Dr. Joe Gilgour, president of Mineral Area College, addresses those who attended a meeting in July to update on progress made on the Piney River Technical Center. To his right is Dr. Allen Moss, superintendent of the Houston School District. 

Mineral Area College will begin general education classes in Houston in October, including accommodating area students in the state A+ program that assists with higher education costs.

The announcement came Thursday night during a meeting of the Houston School District board of education.

Dr. Joe Gilgour, president of Mineral Area College, and Rob Harrington, economic development director for the City of Houston, attended the meeting. Classes will be held in new space created as part of the Piney River Technical Center on Spruce Street in downtown Houston. Eventually, it is hoped that students will be able to take a two-year program using their A+ dollars with Mineral Area College and transition for the remaining two years with Drury University, which is already offering classes and partners with Cox College on nursing education.


“I’m very excited. A year ago, everyone said this just wouldn’t happen. Now classes are starting,” said Harrington.

A catalyst to jump-start the program was the acquisition of the 47,000 square foot building by the City of Houston Industrial Development Authority (IDA) from the Houston Development Co.
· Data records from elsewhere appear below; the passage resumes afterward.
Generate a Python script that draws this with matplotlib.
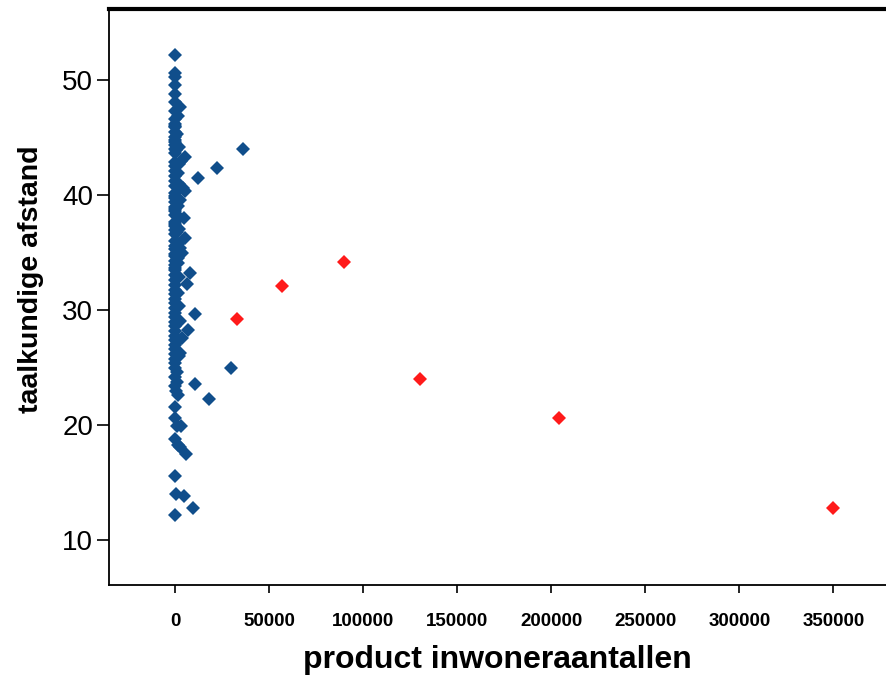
import matplotlib.pyplot as plt

# blue points (most sit on the vertical column near zero)
blue_x = [0, 0, 0, 0, 0, 0, 2500, 0, 1500, 0, 0, 0, 0, 0, 0, 0, 0,
          5000, 3000, 0, 0, 0, 0, 12300, 22400, 36300, 0, 0, 2000, 0, 4300, 5300, 0, 0,
          0, 0, 0, 0, 4800, 0, 0, 0, 0, 5300, 0, 1500, 0, 0, 3700, 0, 0, 0,
          8000, 6400, 0, 0, 1200, 0, 0, 0, 0, 10600, 0, 0, 7000, 3800, 0, 0,
          2700, 0, 0, 29800, 0, 0, 10600, 0, 18100, 0, 0, 3000, 0, 0, 2700,
          5900, 0, 0, 4800, 9400, 0, 1000, 0, 800, 0, 600, 1800, 0, 0, 900,
          0, 1400, 0, 700, 0, 0, 1100, 0, 500, 0, 1600, 0, 0, 800, 0, 1300, 0,
          1900, 2200, 1700, 2400, 1500, 2100, 2600, 1800, 2300, 1400, 2000, 2500, 1600, 2200]
blue_y = [52.2, 50.6, 50.3, 49.6, 48.8, 48.1, 47.7, 47.3, 46.9, 46.6, 46.2, 45.9, 45.5, 45.1, 44.8, 44.4, 44.0,
          43.3, 43.0, 43.7, 42.9, 42.5, 42.1, 41.5, 42.4, 44.0, 41.7, 41.2, 41.0, 40.8, 40.6, 40.4, 40.2, 39.8,
          39.4, 39.0, 38.6, 38.3, 38.0, 37.7, 37.3, 37.0, 36.6, 36.3, 36.0, 35.8, 35.6, 35.3, 35.0, 34.7, 34.3, 33.9,
          33.2, 32.3, 33.5, 33.1, 32.8, 32.6, 32.2, 31.8, 31.4, 29.7, 31.0, 30.6, 28.3, 27.6, 30.2, 29.8,
          26.3, 29.4, 29.0, 25.0, 28.6, 28.2, 23.6, 27.8, 22.3, 27.4, 27.0, 19.9, 26.6, 26.2, 18.1,
          17.5, 25.8, 25.4, 13.8, 12.8, 25.0, 24.6, 24.2, 23.8, 23.4, 23.0, 22.6, 21.6, 20.6, 19.9,
          18.8, 18.3, 15.6, 14.0, 12.2, 46.0, 45.3, 44.6, 43.9, 39.9, 39.1, 38.8, 37.5, 36.8, 34.9, 34.1, 33.7,
          44.2, 42.7, 41.9, 39.6, 38.2, 37.1, 35.4, 34.5, 32.9, 31.5, 30.4, 29.1, 27.3, 26.0]

# red points
red_x = [33000, 57000, 90000, 130000, 204000, 350000]
red_y = [29.2, 32.1, 34.2, 24.0, 20.6, 12.8]

xticks = [0, 50000, 100000, 150000, 200000, 250000, 300000, 350000]
yticks = [10, 20, 30, 40, 50]

fig = plt.figure(figsize=(8.86, 6.75), dpi=100)
ax = fig.add_axes([0.1225, 0.1333, 0.8775, 0.8534])

ax.plot(blue_x, blue_y, 'D', color='#104E8B', markersize=7, markeredgewidth=0, linestyle='none')
ax.plot(red_x, red_y, 'D', color='#FF1A1A', markersize=7, markeredgewidth=0, linestyle='none')

ax.set_xlim(-35400, 378000)
ax.set_ylim(6.1, 56.2)

ax.spines['right'].set_visible(False)
ax.spines['top'].set_linewidth(3)
ax.spines['left'].set_linewidth(1.3)
ax.spines['bottom'].set_linewidth(1.3)

ax.set_xticks(xticks)
ax.set_xticklabels([str(t) for t in xticks], family='Liberation Sans', fontsize=13.5, fontweight='bold')
ax.set_yticks(yticks)
ax.set_yticklabels([str(t) for t in yticks], family='Liberation Sans', fontsize=20)
ax.tick_params(axis='x', length=6, width=1.2, pad=14)
ax.tick_params(axis='y', length=9, width=1.2, pad=2)

ax.set_xlabel('product inwoneraantallen', family='Liberation Sans', fontsize=23, fontweight='bold')
ax.set_ylabel('taalkundige afstand', family='Liberation Sans', fontsize=20.5, fontweight='bold')
ax.xaxis.set_label_coords(0.5, -0.104)
ax.yaxis.set_label_coords(-0.083, 0.53)

fig.savefig('out.png', dpi=100)
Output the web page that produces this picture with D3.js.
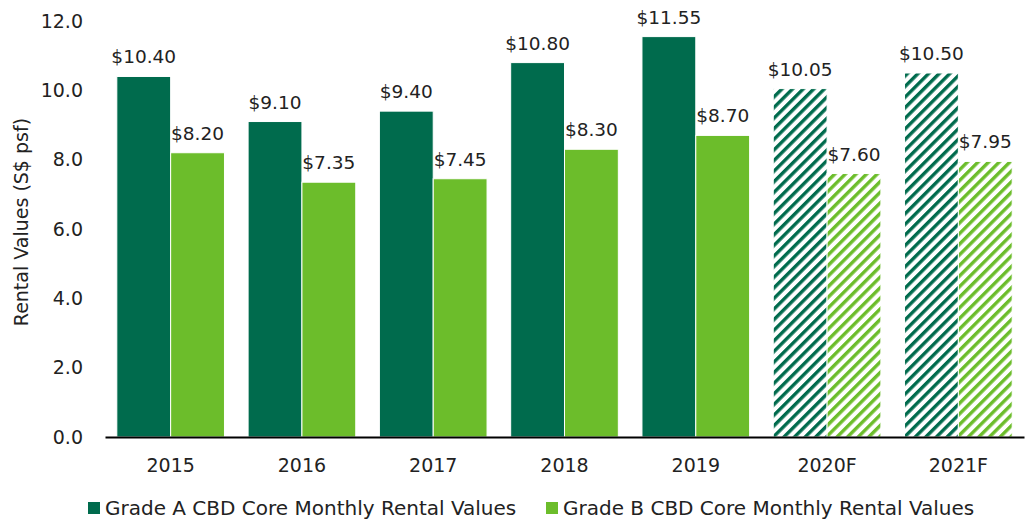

Additional classroom space will soon be created. The partnership also includes the Houston School District and Texas County Memorial Hospital. Both have pledged to work closely with  IDA. The Houston City Council contributed funds to help with remodeling.

Dr. Allen Moss, superintendent, said at a community meeting in July that the school district wants to offer technical education classes. Some students currently travel to West Plains to take the courses.  The hospital’s interest is to create a workforce from students who are exposed to opportunities at technical center.

Wes Murray, CEO of Texas County Memorial Hospital, said at the meeting earlier in the summer that many of the hospital’s employees began in the same place – becoming a CNA, advancing to become a LPN and later earning an RN degree. He said the hospital is ready to support the venture, whose planning began about 10 months ago, with some donations of equipment and supplies. He also noted that some RNs at the hospital have already stepped in to offer their skills to teach and are working on gaining the proper certifications for teaching.